- [WORK TO BE COMPLETED] Retype every line from the start of the data down to and including the line with "legend_text_x = [138, 449, 839, 1207, 1573]". Skip the pictures.

▬▬▬▬▬▬

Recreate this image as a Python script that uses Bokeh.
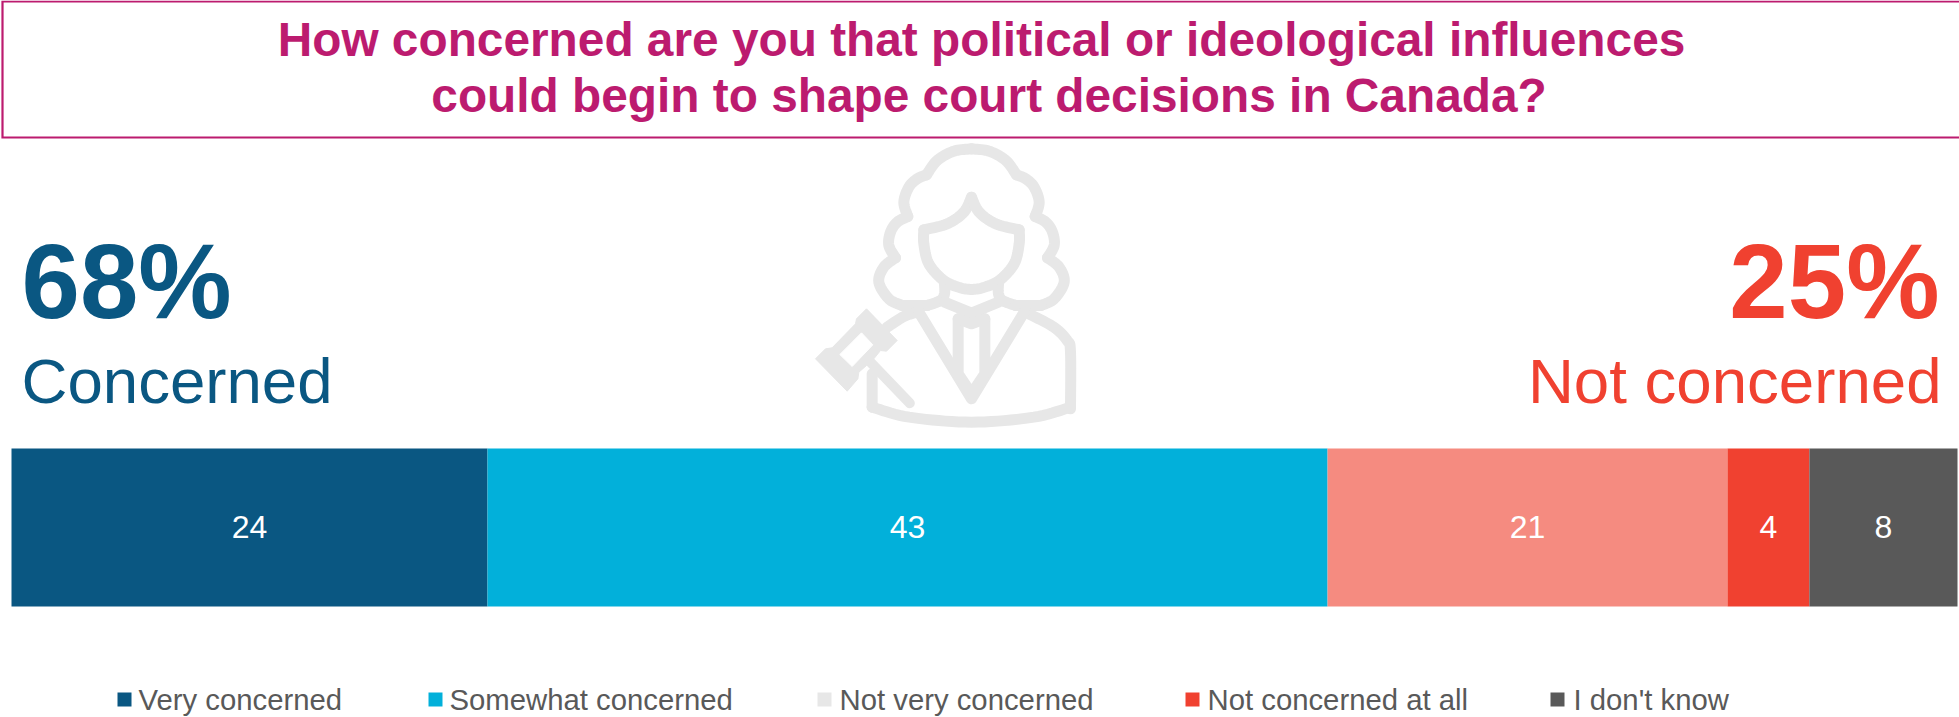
from bokeh.plotting import figure
from bokeh.models import Range1d, ColumnDataSource
from bokeh.core.properties import value
from bokeh.embed import file_html
from bokeh.resources import INLINE
import numpy as np

# ---------- data ----------
title_lines = ["How concerned are you that political or ideological influences",
               "could begin to shape court decisions in Canada?"]
segment_names = ["Very concerned", "Somewhat concerned", "Not very concerned",
                 "Not concerned at all", "I don't know"]
segment_values = [24.46, 43.17, 20.55, 4.21, 7.61]
segment_labels = ["24", "43", "21", "4", "8"]
segment_colors = ["#0A5782", "#02B0DA", "#F58B80", "#F04130", "#595959"]
legend_colors = ["#0A5782", "#02B0DA", "#E7E7E7", "#F04130", "#595959"]
net_left = ["68%", "Concerned"]
net_right = ["25%", "Not concerned"]

# ---------- styles / layout ----------
MAGENTA = "#BC1B6F"
ICON = "#E7E7E7"
FONT = value("Liberation Sans")
REF_W, REF_H = 1959, 717
W, H = 1959, 717
legend_swatch_x = [124, 435, 824, 1192, 1557]
legend_text_x = [138, 449, 839, 1207, 1573]

p = figure(width=W, height=H, output_backend="svg", toolbar_location=None,
           x_range=Range1d(0, REF_W), y_range=Range1d(REF_H, 0),
           min_border=0, outline_line_color=None, background_fill_color="white",
           border_fill_color="white")
p.axis.visible = False
p.grid.visible = False

# percent scale of the bar: 0 -> 11, 100 -> 1957 in reference pixels
ppu = (1957 - 11) / 100
p.extra_x_ranges = {"pct": Range1d(-11 / ppu, (REF_W - 11) / ppu)}

# title box: open on the right, running off the page edge
p.line(x=[REF_W, 2, 2, REF_W], y=[1, 1, 137, 137], line_color=MAGENTA, line_width=2.2,
       line_join="miter")


def txt(x, y, s, size, color, align="left", style="normal"):
    # y is the text's baseline; the svg backend is steadiest with "middle"
    p.text(x=[x], y=[y - 0.35 * size], text=[s], text_font=FONT,
           text_font_size=f"{size}px", text_color=color, text_align=align,
           text_font_style=style, text_baseline="middle")


txt(981, 56, title_lines[0], 47.8, MAGENTA, "center", "bold")
txt(988.5, 112, title_lines[1], 47.8, MAGENTA, "center", "bold")


# ---------- judge icon (decoration) ----------
def Z(pts):
    a = np.array(pts, float)
    return 780 + a[:, 0] / 3, 130 + a[:, 1] / 3


def smooth(pts, n=10):
    a = np.array(pts, float)
    a2 = np.vstack([a[0], a, a[-1]])
    out = []
    for i in range(1, len(a2) - 2):
        p0, p1, p2, p3 = a2[i - 1], a2[i], a2[i + 1], a2[i + 2]
        for t in np.linspace(0, 1, n, endpoint=False):
            out.append(0.5 * (2 * p1 + (p2 - p0) * t + (2 * p0 - 5 * p1 + 4 * p2 - p3) * t ** 2
                              + (3 * p1 - p0 - 3 * p2 + p3) * t ** 3))
    out.append(a[-1])
    return out


def mirror(pts):
    return [(1146 - x, y) for x, y in reversed(pts)]


lobe_top = [(438, 133), (470, 90), (520, 62), (573, 55)]
lobe_3 = [(382, 258), (370, 215), (385, 170), (410, 145), (438, 133)]
lobe_2 = [(345, 382), (325, 345), (330, 305), (350, 275), (382, 258)]
lobe_1 = [(365, 525), (325, 505), (295, 455), (310, 410), (345, 382)]
bang = [(430, 298), (500, 280), (550, 245), (573, 200)]
jaw = [(430, 298), (430, 340), (445, 400), (490, 450), (540, 472), (573, 477)]
neck = [(440, 525), (480, 510), (492, 490), (492, 460)]
right_shoulder = [(745, 550), (820, 590), (860, 630), (870, 665), (870, 835)]
left_shoulder = [(320, 590), (370, 558), (410, 545)]
hem = [(870, 830), (760, 860), (573, 875), (386, 860), (275, 830)]

paths = []
for seg in (lobe_1, lobe_2, lobe_3, lobe_top, bang, jaw, neck):
    s = smooth(seg)
    paths.append(s)
    paths.append(mirror(s))
paths += [[(365, 525), (440, 525)], [(706, 525), (781, 525)]]
paths += [smooth(right_shoulder), smooth(left_shoulder), smooth(hem)]
paths += [[(275, 830), (275, 730)]]
paths += [[(492, 515), (573, 548), (654, 515)]]
paths += [[(415, 545), (573, 805), (731, 545)]]
paths += [[(533, 565), (533, 730), (573, 790), (613, 730), (613, 565)]]
paths += [[(533, 565), (573, 580), (613, 565)]]

xs, ys = zip(*[Z(q) for q in paths])
p.multi_line(xs=[list(v) for v in xs], ys=[list(v) for v in ys], line_color=ICON,
             line_width=11, line_join="round", line_cap="round")

gx, gy = Z([(258, 535), (350, 630), (318, 662), (300, 660), (280, 685), (258, 705),
            (235, 725), (232, 745), (200, 782), (105, 685), (135, 655), (155, 652),
            (225, 580), (228, 565)])
p.patch(gx, gy, fill_color=ICON, line_color=ICON)
wx, wy = Z([(243, 607), (277, 643), (215, 708), (178, 672)])
p.patch(wx, wy, fill_color="white", line_color="white")
hx, hy = Z([(270, 695), (388, 818)])
p.line(hx, hy, line_color=ICON, line_width=10, line_cap="round")

# ---------- big numbers ----------
txt(21, 318, net_left[0], 105, "#0A5782", "left", "bold")
txt(21, 402, net_left[1], 63.6, "#0A5782")
txt(1939, 318, net_right[0], 105, "#F04130", "right", "bold")
txt(1941, 402, net_right[1], 63.6, "#F04130", "right")

# ---------- stacked bar ----------
vals = np.array(segment_values)
right = np.cumsum(vals)
left = right - vals
bars = ColumnDataSource(dict(left=left, right=right, mid=(left + right) / 2,
                             color=segment_colors, label=segment_labels,
                             name=segment_names, y=[527] * len(vals),
                             ylab=[526] * len(vals)))
p.hbar(y="y", left="left", right="right", height=158, fill_color="color",
       line_color=None, source=bars, x_range_name="pct")
p.text(x="mid", y="ylab", text="label", source=bars, x_range_name="pct",
       text_font=FONT, text_font_size="32px", text_color="white",
       text_align="center", text_baseline="middle")

# ---------- legend ----------
p.rect(x=legend_swatch_x, y=[699] * 5, width=14, height=14, fill_color=legend_colors,
       line_color=None)
p.text(x=legend_text_x, y=[709 - 0.35 * 29.3] * 5, text=segment_names, text_font=FONT,
       text_font_size="29.3px", text_color="#595959", text_baseline="middle")

open("out.html", "w").write(file_html(p, INLINE))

▬▬▬▬▬▬

- [WRITTEN RESPONSE]
Recreate this image as a Python script that uses Bokeh.
from bokeh.plotting import figure
from bokeh.models import Range1d, ColumnDataSource
from bokeh.core.properties import value
from bokeh.embed import file_html
from bokeh.resources import INLINE
import numpy as np

# ---------- data ----------
title_lines = ["How concerned are you that political or ideological influences",
               "could begin to shape court decisions in Canada?"]
segment_names = ["Very concerned", "Somewhat concerned", "Not very concerned",
                 "Not concerned at all", "I don't know"]
segment_values = [24.46, 43.17, 20.55, 4.21, 7.61]
segment_labels = ["24", "43", "21", "4", "8"]
segment_colors = ["#0A5782", "#02B0DA", "#F58B80", "#F04130", "#595959"]
legend_colors = ["#0A5782", "#02B0DA", "#E7E7E7", "#F04130", "#595959"]
net_left = ["68%", "Concerned"]
net_right = ["25%", "Not concerned"]

# ---------- styles / layout ----------
MAGENTA = "#BC1B6F"
ICON = "#E7E7E7"
FONT = value("Liberation Sans")
REF_W, REF_H = 1959, 717
W, H = 1959, 717
legend_swatch_x = [124, 435, 824, 1192, 1557]
legend_text_x = [138, 449, 839, 1207, 1573]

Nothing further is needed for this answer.